Reproduce every line of the listing as written, apart from the pictures.
-- Start of Dataset extract --
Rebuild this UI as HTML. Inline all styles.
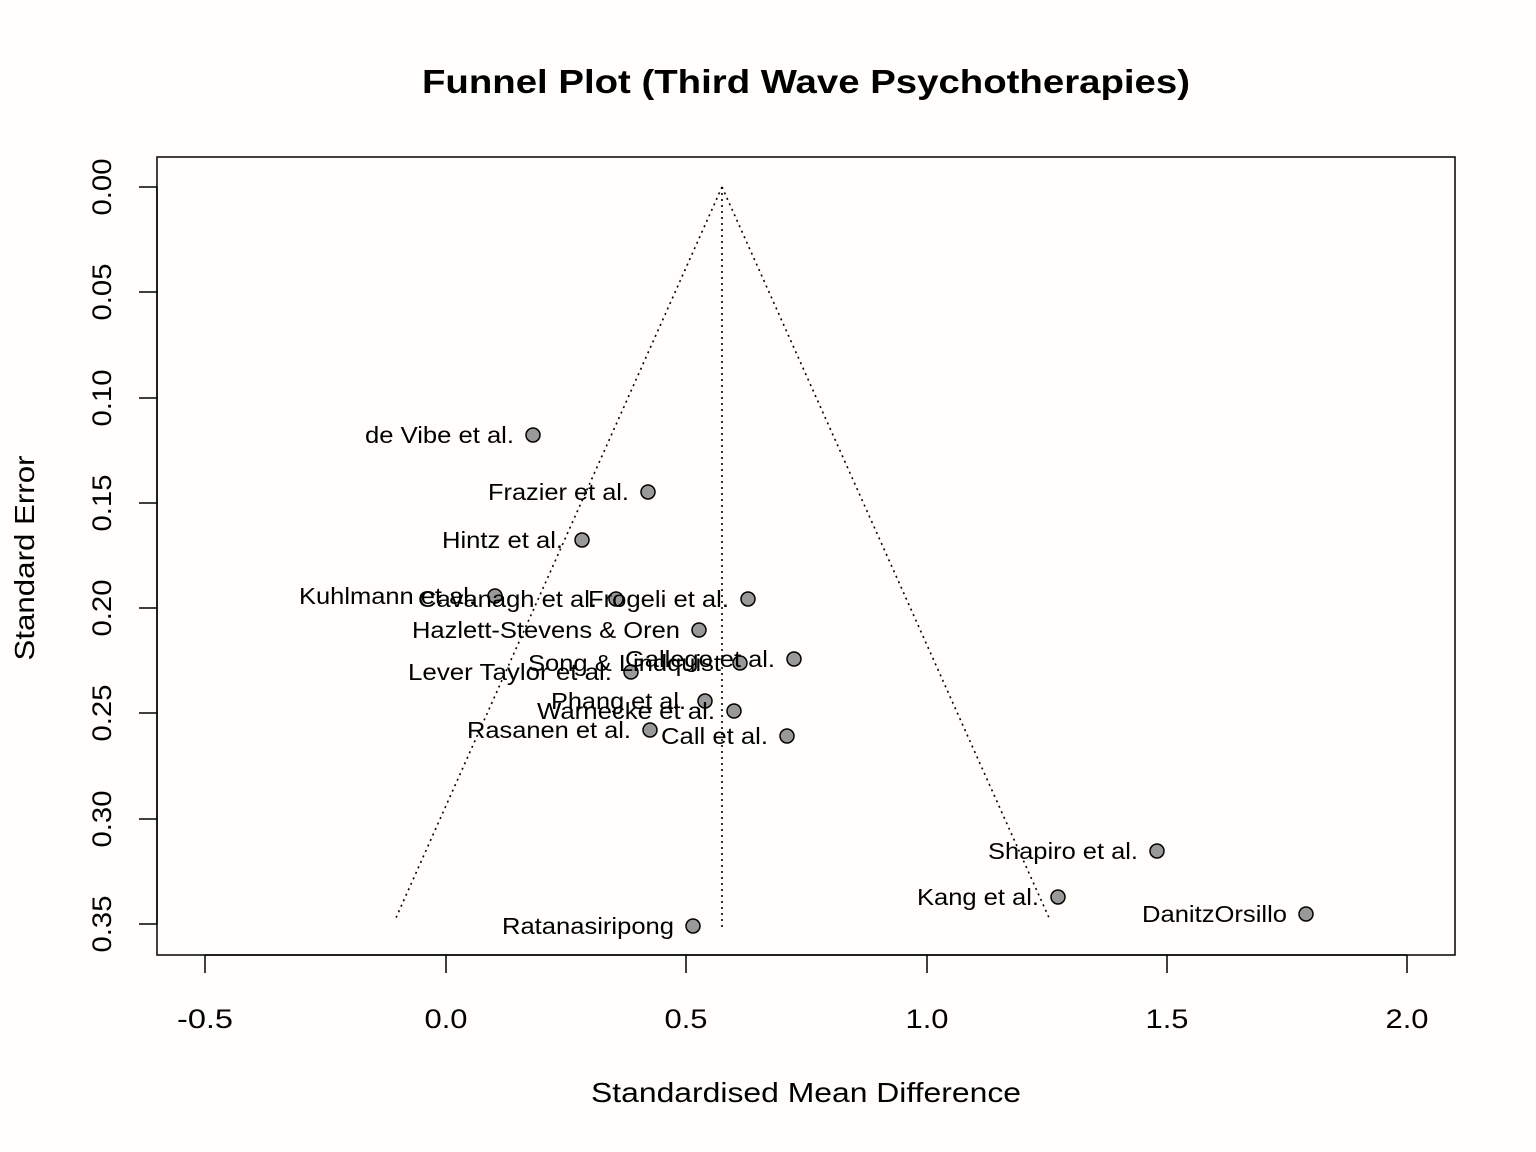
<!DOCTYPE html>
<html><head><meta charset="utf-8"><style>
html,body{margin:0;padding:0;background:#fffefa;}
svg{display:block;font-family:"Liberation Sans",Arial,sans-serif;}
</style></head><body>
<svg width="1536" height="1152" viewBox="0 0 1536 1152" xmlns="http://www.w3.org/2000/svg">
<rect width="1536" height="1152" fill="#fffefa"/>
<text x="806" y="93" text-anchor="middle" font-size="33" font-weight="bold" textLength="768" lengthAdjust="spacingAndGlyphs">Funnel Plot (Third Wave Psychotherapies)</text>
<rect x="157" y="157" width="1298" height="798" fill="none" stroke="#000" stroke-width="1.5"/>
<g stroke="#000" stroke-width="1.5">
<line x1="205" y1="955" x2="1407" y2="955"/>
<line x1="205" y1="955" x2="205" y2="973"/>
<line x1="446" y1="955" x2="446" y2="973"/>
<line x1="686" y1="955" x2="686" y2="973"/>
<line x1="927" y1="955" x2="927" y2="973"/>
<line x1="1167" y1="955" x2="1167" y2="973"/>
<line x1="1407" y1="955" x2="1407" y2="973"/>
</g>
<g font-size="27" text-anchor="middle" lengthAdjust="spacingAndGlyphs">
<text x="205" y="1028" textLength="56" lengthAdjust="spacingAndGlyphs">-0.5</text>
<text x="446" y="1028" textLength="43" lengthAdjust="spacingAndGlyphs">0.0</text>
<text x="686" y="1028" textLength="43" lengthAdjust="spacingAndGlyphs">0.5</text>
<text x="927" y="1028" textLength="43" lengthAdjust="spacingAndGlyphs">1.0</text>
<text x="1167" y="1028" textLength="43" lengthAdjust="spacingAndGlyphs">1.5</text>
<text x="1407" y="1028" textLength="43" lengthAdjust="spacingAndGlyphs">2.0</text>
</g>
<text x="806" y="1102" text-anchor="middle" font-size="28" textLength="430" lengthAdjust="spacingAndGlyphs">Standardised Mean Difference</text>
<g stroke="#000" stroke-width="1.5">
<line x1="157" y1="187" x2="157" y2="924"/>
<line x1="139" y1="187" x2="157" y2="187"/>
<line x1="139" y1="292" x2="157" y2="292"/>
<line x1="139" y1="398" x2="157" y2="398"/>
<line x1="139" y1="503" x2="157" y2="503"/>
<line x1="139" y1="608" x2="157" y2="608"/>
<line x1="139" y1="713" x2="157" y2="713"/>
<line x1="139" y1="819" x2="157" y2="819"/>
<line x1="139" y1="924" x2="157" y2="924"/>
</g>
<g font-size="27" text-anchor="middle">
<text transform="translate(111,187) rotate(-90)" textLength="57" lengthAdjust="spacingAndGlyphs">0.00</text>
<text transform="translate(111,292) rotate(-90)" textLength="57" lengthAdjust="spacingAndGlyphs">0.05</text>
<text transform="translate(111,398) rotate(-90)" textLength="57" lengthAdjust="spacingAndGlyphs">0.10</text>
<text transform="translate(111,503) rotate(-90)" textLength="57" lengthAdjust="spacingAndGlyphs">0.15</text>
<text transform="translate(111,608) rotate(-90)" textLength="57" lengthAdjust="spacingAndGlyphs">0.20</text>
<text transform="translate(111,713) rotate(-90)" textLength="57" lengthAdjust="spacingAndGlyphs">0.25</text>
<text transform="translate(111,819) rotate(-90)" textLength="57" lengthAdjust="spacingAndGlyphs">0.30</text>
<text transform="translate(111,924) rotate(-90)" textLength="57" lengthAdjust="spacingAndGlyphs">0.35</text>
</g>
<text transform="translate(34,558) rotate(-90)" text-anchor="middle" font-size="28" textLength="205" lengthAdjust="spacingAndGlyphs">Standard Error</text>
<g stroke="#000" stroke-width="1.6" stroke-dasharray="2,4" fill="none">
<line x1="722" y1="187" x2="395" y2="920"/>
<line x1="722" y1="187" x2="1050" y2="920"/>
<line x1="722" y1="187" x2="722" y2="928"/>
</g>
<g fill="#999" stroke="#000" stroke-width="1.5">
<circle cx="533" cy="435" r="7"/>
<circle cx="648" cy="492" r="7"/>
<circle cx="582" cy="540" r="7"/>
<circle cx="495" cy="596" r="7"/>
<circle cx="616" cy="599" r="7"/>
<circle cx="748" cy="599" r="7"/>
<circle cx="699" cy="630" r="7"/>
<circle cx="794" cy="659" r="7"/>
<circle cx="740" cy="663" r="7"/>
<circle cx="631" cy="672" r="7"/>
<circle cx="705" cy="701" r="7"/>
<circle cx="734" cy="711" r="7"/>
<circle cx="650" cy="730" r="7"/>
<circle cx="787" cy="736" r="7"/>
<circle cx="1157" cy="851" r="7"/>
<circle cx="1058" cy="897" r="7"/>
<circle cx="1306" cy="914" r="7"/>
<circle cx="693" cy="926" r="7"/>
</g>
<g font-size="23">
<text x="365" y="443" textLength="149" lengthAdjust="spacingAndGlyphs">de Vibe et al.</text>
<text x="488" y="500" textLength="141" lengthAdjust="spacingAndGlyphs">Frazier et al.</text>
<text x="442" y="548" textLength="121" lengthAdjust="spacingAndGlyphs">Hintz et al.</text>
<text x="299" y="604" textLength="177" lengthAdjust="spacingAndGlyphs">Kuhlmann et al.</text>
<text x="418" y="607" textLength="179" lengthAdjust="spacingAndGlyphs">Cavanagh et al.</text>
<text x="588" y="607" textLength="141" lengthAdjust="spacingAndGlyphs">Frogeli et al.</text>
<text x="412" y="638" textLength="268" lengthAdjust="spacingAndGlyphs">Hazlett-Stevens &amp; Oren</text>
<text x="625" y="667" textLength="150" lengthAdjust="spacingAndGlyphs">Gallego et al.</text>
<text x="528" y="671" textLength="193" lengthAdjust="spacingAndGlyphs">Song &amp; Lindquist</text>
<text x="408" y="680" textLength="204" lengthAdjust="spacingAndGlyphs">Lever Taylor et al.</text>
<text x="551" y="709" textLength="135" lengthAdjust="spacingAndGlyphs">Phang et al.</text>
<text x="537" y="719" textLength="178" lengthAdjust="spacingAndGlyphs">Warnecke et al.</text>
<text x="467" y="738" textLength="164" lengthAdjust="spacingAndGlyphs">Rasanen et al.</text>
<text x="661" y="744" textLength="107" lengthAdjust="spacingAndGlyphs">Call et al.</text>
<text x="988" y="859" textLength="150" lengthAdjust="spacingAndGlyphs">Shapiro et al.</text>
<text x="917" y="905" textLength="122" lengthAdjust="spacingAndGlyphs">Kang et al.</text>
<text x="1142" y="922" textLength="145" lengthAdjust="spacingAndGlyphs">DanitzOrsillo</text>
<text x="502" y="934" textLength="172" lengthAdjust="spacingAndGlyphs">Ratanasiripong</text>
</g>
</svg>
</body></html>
-- End of Dataset extract --
■ Final result:
Rebuild this UI as HTML. Inline all styles.
<!DOCTYPE html>
<html><head><meta charset="utf-8"><style>
html,body{margin:0;padding:0;background:#fffefa;}
svg{display:block;font-family:"Liberation Sans",Arial,sans-serif;}
</style></head><body>
<svg width="1536" height="1152" viewBox="0 0 1536 1152" xmlns="http://www.w3.org/2000/svg">
<rect width="1536" height="1152" fill="#fffefa"/>
<text x="806" y="93" text-anchor="middle" font-size="33" font-weight="bold" textLength="768" lengthAdjust="spacingAndGlyphs">Funnel Plot (Third Wave Psychotherapies)</text>
<rect x="157" y="157" width="1298" height="798" fill="none" stroke="#000" stroke-width="1.5"/>
<g stroke="#000" stroke-width="1.5">
<line x1="205" y1="955" x2="1407" y2="955"/>
<line x1="205" y1="955" x2="205" y2="973"/>
<line x1="446" y1="955" x2="446" y2="973"/>
<line x1="686" y1="955" x2="686" y2="973"/>
<line x1="927" y1="955" x2="927" y2="973"/>
<line x1="1167" y1="955" x2="1167" y2="973"/>
<line x1="1407" y1="955" x2="1407" y2="973"/>
</g>
<g font-size="27" text-anchor="middle" lengthAdjust="spacingAndGlyphs">
<text x="205" y="1028" textLength="56" lengthAdjust="spacingAndGlyphs">-0.5</text>
<text x="446" y="1028" textLength="43" lengthAdjust="spacingAndGlyphs">0.0</text>
<text x="686" y="1028" textLength="43" lengthAdjust="spacingAndGlyphs">0.5</text>
<text x="927" y="1028" textLength="43" lengthAdjust="spacingAndGlyphs">1.0</text>
<text x="1167" y="1028" textLength="43" lengthAdjust="spacingAndGlyphs">1.5</text>
<text x="1407" y="1028" textLength="43" lengthAdjust="spacingAndGlyphs">2.0</text>
</g>
<text x="806" y="1102" text-anchor="middle" font-size="28" textLength="430" lengthAdjust="spacingAndGlyphs">Standardised Mean Difference</text>
<g stroke="#000" stroke-width="1.5">
<line x1="157" y1="187" x2="157" y2="924"/>
<line x1="139" y1="187" x2="157" y2="187"/>
<line x1="139" y1="292" x2="157" y2="292"/>
<line x1="139" y1="398" x2="157" y2="398"/>
<line x1="139" y1="503" x2="157" y2="503"/>
<line x1="139" y1="608" x2="157" y2="608"/>
<line x1="139" y1="713" x2="157" y2="713"/>
<line x1="139" y1="819" x2="157" y2="819"/>
<line x1="139" y1="924" x2="157" y2="924"/>
</g>
<g font-size="27" text-anchor="middle">
<text transform="translate(111,187) rotate(-90)" textLength="57" lengthAdjust="spacingAndGlyphs">0.00</text>
<text transform="translate(111,292) rotate(-90)" textLength="57" lengthAdjust="spacingAndGlyphs">0.05</text>
<text transform="translate(111,398) rotate(-90)" textLength="57" lengthAdjust="spacingAndGlyphs">0.10</text>
<text transform="translate(111,503) rotate(-90)" textLength="57" lengthAdjust="spacingAndGlyphs">0.15</text>
<text transform="translate(111,608) rotate(-90)" textLength="57" lengthAdjust="spacingAndGlyphs">0.20</text>
<text transform="translate(111,713) rotate(-90)" textLength="57" lengthAdjust="spacingAndGlyphs">0.25</text>
<text transform="translate(111,819) rotate(-90)" textLength="57" lengthAdjust="spacingAndGlyphs">0.30</text>
<text transform="translate(111,924) rotate(-90)" textLength="57" lengthAdjust="spacingAndGlyphs">0.35</text>
</g>
<text transform="translate(34,558) rotate(-90)" text-anchor="middle" font-size="28" textLength="205" lengthAdjust="spacingAndGlyphs">Standard Error</text>
<g stroke="#000" stroke-width="1.6" stroke-dasharray="2,4" fill="none">
<line x1="722" y1="187" x2="395" y2="920"/>
<line x1="722" y1="187" x2="1050" y2="920"/>
<line x1="722" y1="187" x2="722" y2="928"/>
</g>
<g fill="#999" stroke="#000" stroke-width="1.5">
<circle cx="533" cy="435" r="7"/>
<circle cx="648" cy="492" r="7"/>
<circle cx="582" cy="540" r="7"/>
<circle cx="495" cy="596" r="7"/>
<circle cx="616" cy="599" r="7"/>
<circle cx="748" cy="599" r="7"/>
<circle cx="699" cy="630" r="7"/>
<circle cx="794" cy="659" r="7"/>
<circle cx="740" cy="663" r="7"/>
<circle cx="631" cy="672" r="7"/>
<circle cx="705" cy="701" r="7"/>
<circle cx="734" cy="711" r="7"/>
<circle cx="650" cy="730" r="7"/>
<circle cx="787" cy="736" r="7"/>
<circle cx="1157" cy="851" r="7"/>
<circle cx="1058" cy="897" r="7"/>
<circle cx="1306" cy="914" r="7"/>
<circle cx="693" cy="926" r="7"/>
</g>
<g font-size="23">
<text x="365" y="443" textLength="149" lengthAdjust="spacingAndGlyphs">de Vibe et al.</text>
<text x="488" y="500" textLength="141" lengthAdjust="spacingAndGlyphs">Frazier et al.</text>
<text x="442" y="548" textLength="121" lengthAdjust="spacingAndGlyphs">Hintz et al.</text>
<text x="299" y="604" textLength="177" lengthAdjust="spacingAndGlyphs">Kuhlmann et al.</text>
<text x="418" y="607" textLength="179" lengthAdjust="spacingAndGlyphs">Cavanagh et al.</text>
<text x="588" y="607" textLength="141" lengthAdjust="spacingAndGlyphs">Frogeli et al.</text>
<text x="412" y="638" textLength="268" lengthAdjust="spacingAndGlyphs">Hazlett-Stevens &amp; Oren</text>
<text x="625" y="667" textLength="150" lengthAdjust="spacingAndGlyphs">Gallego et al.</text>
<text x="528" y="671" textLength="193" lengthAdjust="spacingAndGlyphs">Song &amp; Lindquist</text>
<text x="408" y="680" textLength="204" lengthAdjust="spacingAndGlyphs">Lever Taylor et al.</text>
<text x="551" y="709" textLength="135" lengthAdjust="spacingAndGlyphs">Phang et al.</text>
<text x="537" y="719" textLength="178" lengthAdjust="spacingAndGlyphs">Warnecke et al.</text>
<text x="467" y="738" textLength="164" lengthAdjust="spacingAndGlyphs">Rasanen et al.</text>
<text x="661" y="744" textLength="107" lengthAdjust="spacingAndGlyphs">Call et al.</text>
<text x="988" y="859" textLength="150" lengthAdjust="spacingAndGlyphs">Shapiro et al.</text>
<text x="917" y="905" textLength="122" lengthAdjust="spacingAndGlyphs">Kang et al.</text>
<text x="1142" y="922" textLength="145" lengthAdjust="spacingAndGlyphs">DanitzOrsillo</text>
<text x="502" y="934" textLength="172" lengthAdjust="spacingAndGlyphs">Ratanasiripong</text>
</g>
</svg>
</body></html>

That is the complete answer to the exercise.